En absence d’élevage
Un frein à lever
En systèmes de grandes cultures sans élevage, la gestion de la fertilité est délicate. Les cultures exportent des minéraux et le retour à la terre de la fertilité n’est pas assuré par l’atelier d’élevage. Cette problématique agronomique est l’un des freins qui explique en partie pourquoi la conversion des systèmes de grandes cultures est plus difficile. Toutefois, des leviers agronomiques existent pour mieux équilibrer la fertilité.
Le règlement bio européen autorise par ailleurs une liste de fertilisants issus de filières bio et non bio. Ce règlement s’est durci récemment, avec une exclusion des effluents issus « d’élevages industriels » à partir de certains seuils (1). Une définition harmonisée de « l’élevage industriel » est encore attendue pour une mise en application au premier janvier 2022.
Les solutions
Prairie temporaire de légumineuses
Le levier agronomique le plus utilisé pour entretenir la fertilité des sols en agriculture biologique est d’investir dans une prairie temporaire de deux ou trois ans de légumineuses (luzerne ou trèfle avec ou sans graminée) comme tête de rotation.

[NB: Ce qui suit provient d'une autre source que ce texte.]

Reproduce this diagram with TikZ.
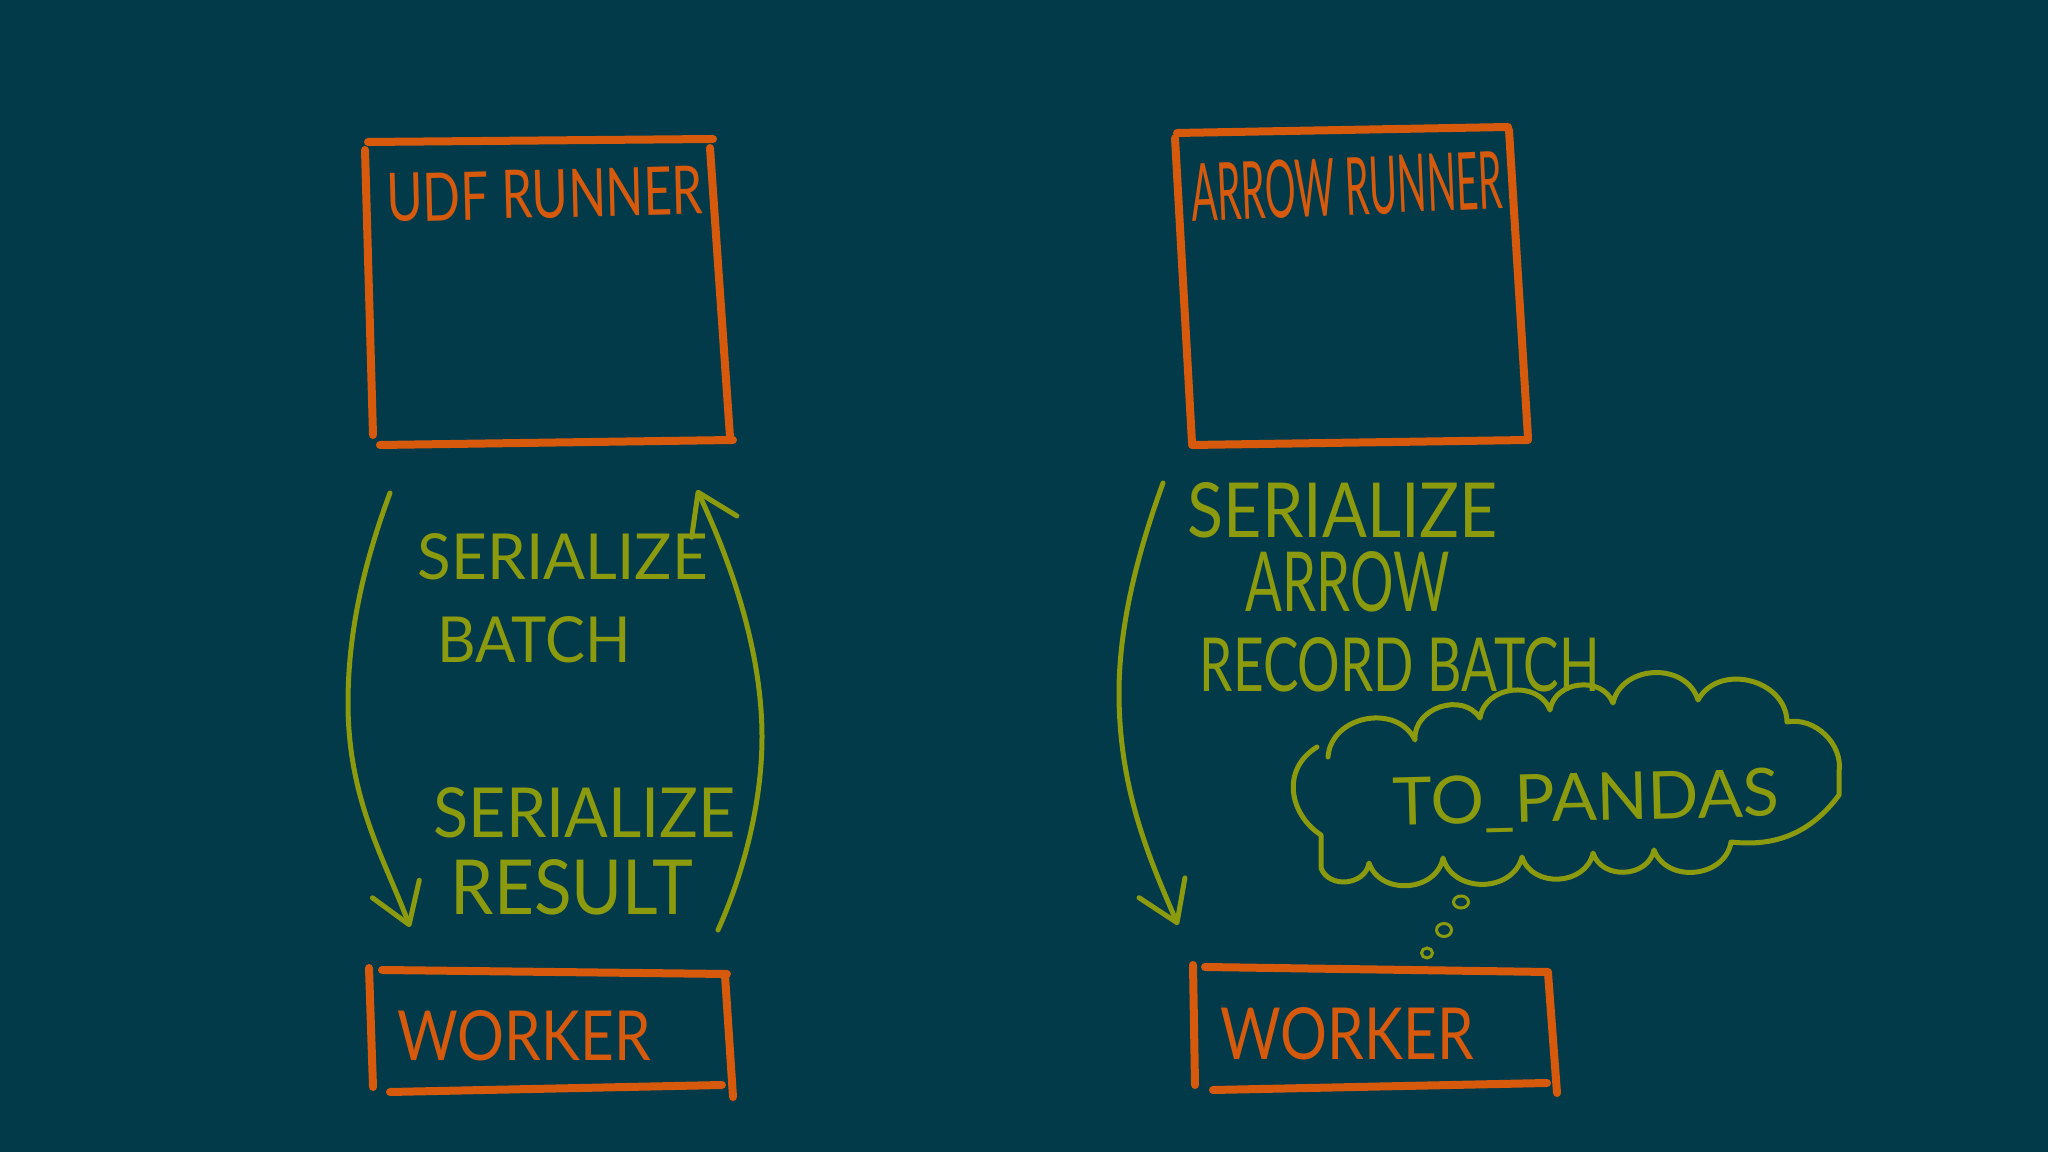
\documentclass[tikz,border=0pt]{standalone}
\usepackage{fontspec}
\setmainfont{Lato}
\usetikzlibrary{arrows.meta}

\definecolor{board}{HTML}{023A4A}
\definecolor{chalkorange}{HTML}{D75A0C}
\definecolor{chalkgreen}{HTML}{8C9A0E}

\newlength\pxlen
\setlength\pxlen{0.1mm}
\newcommand{\handtext}[3]{\resizebox{#1\pxlen}{#2\pxlen}{#3}}

\tikzset{
  boxline/.style={chalkorange, line width=0.8mm, line cap=round},
  flowline/.style={chalkgreen, line width=0.5mm, line cap=round, line join=round,
    -{Straight Barb[round, length=3.8mm, width=5mm]}},
  cloudline/.style={chalkgreen, line width=0.5mm, line cap=round, line join=round},
  thoughtline/.style={chalkgreen, line width=0.3mm},
  boxlabel/.style={chalkorange, anchor=base west, inner sep=0pt},
  flowlabel/.style={chalkgreen, anchor=base west, inner sep=0pt},
  puff/.style={bend left=75, looseness=1.2}
}

\begin{document}
\begin{tikzpicture}[x=0.1mm, y=-0.1mm]
  \fill[board] (0,0) rectangle (2048,1152);
  \useasboundingbox (0,0) rectangle (2048,1152);

  % runner boxes
  \draw[boxline] (365,150) -- (373,435);
  \draw[boxline] (368,142) -- (713,139);
  \draw[boxline] (710,148) -- (730,437);
  \draw[boxline] (380,445) -- (733,440);
  \node[boxlabel, rotate=1.5] (udftitle) at (387,222) {\handtext{316}{48}{UDF RUNNER}};

  \draw[boxline] (1177,133) -- (1508,127);
  \draw[boxline] (1175,138) -- (1192,443);
  \draw[boxline] (1509,130) -- (1528,438);
  \draw[boxline] (1192,445) -- (1528,440);
  \node[boxlabel, rotate=2.5] (arrowtitle) at (1192,222) {\handtext{311}{58}{ARROW RUNNER}};

  % worker boxes
  \draw[boxline] (369,968) -- (373,1087);
  \draw[boxline] (382,970) -- (727,974);
  \draw[boxline] (725,975) -- (733,1097);
  \draw[boxline] (390,1092) -- (722,1085);
  \node[boxlabel] (workerleft) at (397,1060) {\handtext{253}{50}{WORKER}};

  \draw[boxline] (1193,965) -- (1195,1085);
  \draw[boxline] (1205,967) -- (1548,972);
  \draw[boxline] (1548,973) -- (1557,1093);
  \draw[boxline] (1213,1090) -- (1547,1083);
  \node[boxlabel] (workerright) at (1220,1060) {\handtext{253}{52}{WORKER}};

  % udf flow
  \coordinate (udfout) at (390,493);
  \coordinate (udfin) at (410,927);
  \coordinate (resout) at (718,930);
  \coordinate (resin) at (697,490);
  \draw[flowline] (udfout) .. controls (365,560) and (348,630) .. (348,703)
    .. controls (348,800) and (385,860) .. (udfin);
  \draw[flowline] (resout) .. controls (745,870) and (762,800) .. (762,737)
    .. controls (762,650) and (730,560) .. (resin);
  \node[flowlabel] (serbatch) at (417,580) {\handtext{290}{46}{SERIALIZE}};
  \node[flowlabel] (batchword) at (437,663) {\handtext{193}{46}{BATCH}};
  \node[flowlabel] (serresult) at (433,838) {\handtext{302}{50}{SERIALIZE}};
  \node[flowlabel] (resultword) at (450,915) {\handtext{242}{55}{RESULT}};

  % arrow flow
  \coordinate (arrowout) at (1163,483);
  \coordinate (arrowin) at (1178,925);
  \draw[flowline] (arrowout) .. controls (1135,560) and (1119,630) .. (1119,693)
    .. controls (1119,790) and (1150,860) .. (arrowin);
  \node[flowlabel] (serarrow) at (1187,538) {\handtext{310}{55}{SERIALIZE}};
  \node[flowlabel] (arrowword) at (1245,612) {\handtext{204}{60}{ARROW}};
  \node[flowlabel] (recordword) at (1199,692) {\handtext{400}{54}{RECORD BATCH}};

  % thought cloud
  \draw[cloudline] (1328,757) to[puff] (1415,740) to[puff] (1480,718)
    to[puff] (1550,710) to[puff] (1613,703) to[puff] (1698,700)
    to[puff] (1787,722) to[bend left=55] (1839,772) -- (1839,795)
    to[bend left=30] (1731,842) to[puff] (1654,850) to[puff] (1593,853)
    to[puff] (1522,857) to[puff] (1443,858) to[puff] (1369,863)
    to[puff] (1321,868) -- (1321,835)
    .. controls (1290,815) and (1280,770) .. (1317,747);
  \node[flowlabel, rotate=1.5] (topandas) at (1393,826) {\handtext{386}{48}{TO\_PANDAS}};
  \draw[thoughtline] (1461,902) ellipse [x radius=0.75mm, y radius=0.6mm];
  \draw[thoughtline] (1444,930) ellipse [x radius=0.75mm, y radius=0.65mm];
  \draw[thoughtline] (1427,953) ellipse [x radius=0.55mm, y radius=0.5mm];
\end{tikzpicture}
\end{document}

La culture fauchée plusieurs fois aura pour effet de nettoyer la parcelle des adventices tout en séquestrant de l’azote dans le sol. Ce couvert à enracinement profond mobilise le stock de minéraux des profondeurs (calcium, magnésium, potassium, phosphore) et le remonte en partie en surface par les exsudats et les résidus végétaux ramenés au sol. Il enrichit également celui-ci en matière organique. Le couvert est broyé ou exporté comme fertilisant sur d’autres parcelles. Il peut aussi être exporté en vert comme aliment pour des éleveurs, en échange ou non de fumier.
Le pâturage par un troupeau itinérant est une autre solution.
Couverts généralisés
Dans certains cas, la fertilité est gérée en l’absence de prairie temporaire, lorsque le climat ou l’irrigation permettent l’alternance avec des cultures de printemps (régions Midi-Pyrénées, Picardie, Poitou-Charentes).

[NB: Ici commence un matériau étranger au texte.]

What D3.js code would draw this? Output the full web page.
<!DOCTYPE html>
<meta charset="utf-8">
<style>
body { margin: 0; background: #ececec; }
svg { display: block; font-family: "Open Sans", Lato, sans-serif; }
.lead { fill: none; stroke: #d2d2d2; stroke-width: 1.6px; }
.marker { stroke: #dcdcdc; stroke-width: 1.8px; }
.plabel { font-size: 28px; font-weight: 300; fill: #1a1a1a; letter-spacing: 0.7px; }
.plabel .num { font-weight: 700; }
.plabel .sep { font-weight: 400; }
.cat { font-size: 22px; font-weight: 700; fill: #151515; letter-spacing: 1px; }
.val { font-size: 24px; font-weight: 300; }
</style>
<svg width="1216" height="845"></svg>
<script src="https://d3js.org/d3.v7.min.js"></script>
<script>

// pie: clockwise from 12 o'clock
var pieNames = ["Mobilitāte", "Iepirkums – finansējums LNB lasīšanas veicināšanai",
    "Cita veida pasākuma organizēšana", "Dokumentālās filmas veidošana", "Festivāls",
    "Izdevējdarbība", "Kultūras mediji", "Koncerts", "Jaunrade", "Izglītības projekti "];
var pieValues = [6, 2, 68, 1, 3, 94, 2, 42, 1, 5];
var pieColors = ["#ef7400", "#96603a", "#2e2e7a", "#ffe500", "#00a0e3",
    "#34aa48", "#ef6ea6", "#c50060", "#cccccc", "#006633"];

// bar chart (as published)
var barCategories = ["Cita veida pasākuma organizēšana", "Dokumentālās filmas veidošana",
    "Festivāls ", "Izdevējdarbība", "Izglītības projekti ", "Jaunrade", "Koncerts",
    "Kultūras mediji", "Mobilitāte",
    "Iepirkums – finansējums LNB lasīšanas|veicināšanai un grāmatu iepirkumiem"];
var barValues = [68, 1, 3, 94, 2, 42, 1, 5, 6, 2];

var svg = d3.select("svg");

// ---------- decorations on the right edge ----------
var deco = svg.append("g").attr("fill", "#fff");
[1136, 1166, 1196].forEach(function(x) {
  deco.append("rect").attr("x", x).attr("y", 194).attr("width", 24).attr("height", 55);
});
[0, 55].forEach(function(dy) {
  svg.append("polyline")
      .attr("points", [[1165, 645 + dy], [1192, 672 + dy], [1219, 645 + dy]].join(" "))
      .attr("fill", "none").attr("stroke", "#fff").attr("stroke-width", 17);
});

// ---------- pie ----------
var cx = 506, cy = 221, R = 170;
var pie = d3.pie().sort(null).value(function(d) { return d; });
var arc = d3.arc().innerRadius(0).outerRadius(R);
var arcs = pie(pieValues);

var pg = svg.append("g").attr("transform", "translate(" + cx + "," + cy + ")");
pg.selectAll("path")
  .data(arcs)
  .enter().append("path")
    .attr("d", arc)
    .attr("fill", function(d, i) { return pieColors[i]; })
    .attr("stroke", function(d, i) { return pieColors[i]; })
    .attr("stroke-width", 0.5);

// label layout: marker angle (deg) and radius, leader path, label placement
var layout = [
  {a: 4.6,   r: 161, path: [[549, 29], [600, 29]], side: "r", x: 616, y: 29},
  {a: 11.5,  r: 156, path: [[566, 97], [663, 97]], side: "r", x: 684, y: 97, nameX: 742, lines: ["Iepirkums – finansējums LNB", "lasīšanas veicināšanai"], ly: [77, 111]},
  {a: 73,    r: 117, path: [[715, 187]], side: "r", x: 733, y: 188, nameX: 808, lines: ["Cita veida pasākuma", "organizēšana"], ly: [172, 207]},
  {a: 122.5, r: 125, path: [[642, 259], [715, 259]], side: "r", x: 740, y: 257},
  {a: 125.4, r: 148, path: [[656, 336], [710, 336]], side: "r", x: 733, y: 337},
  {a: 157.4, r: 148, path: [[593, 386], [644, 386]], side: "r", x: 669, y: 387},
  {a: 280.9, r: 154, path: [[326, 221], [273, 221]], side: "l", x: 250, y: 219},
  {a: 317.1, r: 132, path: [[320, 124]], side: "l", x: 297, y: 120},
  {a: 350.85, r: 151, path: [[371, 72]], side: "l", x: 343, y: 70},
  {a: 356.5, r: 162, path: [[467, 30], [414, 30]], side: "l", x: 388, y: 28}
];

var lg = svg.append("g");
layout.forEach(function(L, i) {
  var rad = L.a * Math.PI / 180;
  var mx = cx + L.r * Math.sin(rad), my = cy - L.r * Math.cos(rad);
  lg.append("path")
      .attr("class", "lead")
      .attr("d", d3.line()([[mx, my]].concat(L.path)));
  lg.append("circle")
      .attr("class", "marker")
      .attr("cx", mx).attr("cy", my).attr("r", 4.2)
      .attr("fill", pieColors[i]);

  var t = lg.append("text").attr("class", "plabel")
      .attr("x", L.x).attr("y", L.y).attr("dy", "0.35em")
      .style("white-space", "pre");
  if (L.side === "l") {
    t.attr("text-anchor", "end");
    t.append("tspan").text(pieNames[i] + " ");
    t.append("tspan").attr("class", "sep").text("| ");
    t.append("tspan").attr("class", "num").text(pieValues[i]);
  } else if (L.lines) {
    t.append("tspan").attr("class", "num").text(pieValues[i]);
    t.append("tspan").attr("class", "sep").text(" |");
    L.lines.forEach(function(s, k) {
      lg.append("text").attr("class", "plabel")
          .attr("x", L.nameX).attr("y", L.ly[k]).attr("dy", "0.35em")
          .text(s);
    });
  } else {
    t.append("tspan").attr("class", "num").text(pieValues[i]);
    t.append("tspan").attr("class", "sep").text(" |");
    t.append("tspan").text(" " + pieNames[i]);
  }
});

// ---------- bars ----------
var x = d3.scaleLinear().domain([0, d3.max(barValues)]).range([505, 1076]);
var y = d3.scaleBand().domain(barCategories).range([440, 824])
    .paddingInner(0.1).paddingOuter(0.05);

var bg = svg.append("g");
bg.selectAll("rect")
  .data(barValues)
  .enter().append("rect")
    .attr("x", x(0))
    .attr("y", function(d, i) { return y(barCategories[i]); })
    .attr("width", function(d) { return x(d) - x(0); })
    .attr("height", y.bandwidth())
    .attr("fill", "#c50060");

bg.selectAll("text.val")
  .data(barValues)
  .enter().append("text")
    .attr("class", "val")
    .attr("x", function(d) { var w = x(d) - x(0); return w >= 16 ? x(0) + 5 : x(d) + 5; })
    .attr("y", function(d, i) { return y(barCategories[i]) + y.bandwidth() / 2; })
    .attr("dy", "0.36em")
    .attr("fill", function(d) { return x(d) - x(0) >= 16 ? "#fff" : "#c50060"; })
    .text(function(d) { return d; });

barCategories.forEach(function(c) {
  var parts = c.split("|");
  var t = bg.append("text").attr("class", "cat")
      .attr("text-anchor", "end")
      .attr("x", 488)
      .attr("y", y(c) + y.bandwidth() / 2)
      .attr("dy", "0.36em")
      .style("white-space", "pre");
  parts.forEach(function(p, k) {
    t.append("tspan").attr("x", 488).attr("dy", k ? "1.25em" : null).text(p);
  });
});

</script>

Dans tous les cas, le recours aux couverts intermédiaires est généralisé tant les apports de fertilité sont bénéfiques. De même, les cultures de légumineuses, pures ou associées, sont introduites à des moments clés de la rotation.
Apports extérieurs
Nourrir le sol
Quel que soit le système envisagé, l’exportation des récoltes conduit à des pertes minéralogiques nettes dans les sols à plus ou moins longue échéance, malgré des dépôts de fertilité qui peuvent venir du vent ou des pluies.
Des apports extérieurs sont donc nécessaires et même rentables, du moins pour la fertilisation en phosphore, selon des essais d’Arvalis. Ces apports doivent répondre à la logique du règlement bio de nourrir le sol avant de nourrir la plante. Les formes apportées ne sont ainsi jamais des formes assimilables à 100 % rapidement.
Différentes sources
L’achat de ces intrants (vinasses, fientes, digestats, composts…) se fait en fonction du coût et de l’opportunité liée à la proximité d’un gisement.
En grandes cultures bio, il est reconnu que la fertilité se raisonne à l’échelle du territoire, plus qu’à l’échelle de l’exploitation elle-même. Certains systèmes en bio ont sécurisé leur fertilité autour d’un méthaniseur à la ferme. L’approvisionnement de ces méthaniseurs par des ressources extérieures est encadré (1). Des engrais compactés en bouchons sont également disponibles sur le marché. Depuis une dizaine d’années, des produits granulés à plus de 10 % d’azote sont commercialisés. Ils sont aujourd’hui contestés du fait de l’opacité du mode de production et de leur provenance (Chine).
Alexis Dufumier
(1) Engrais inscrits à l’annexe II du règlement (UE) 2018/848.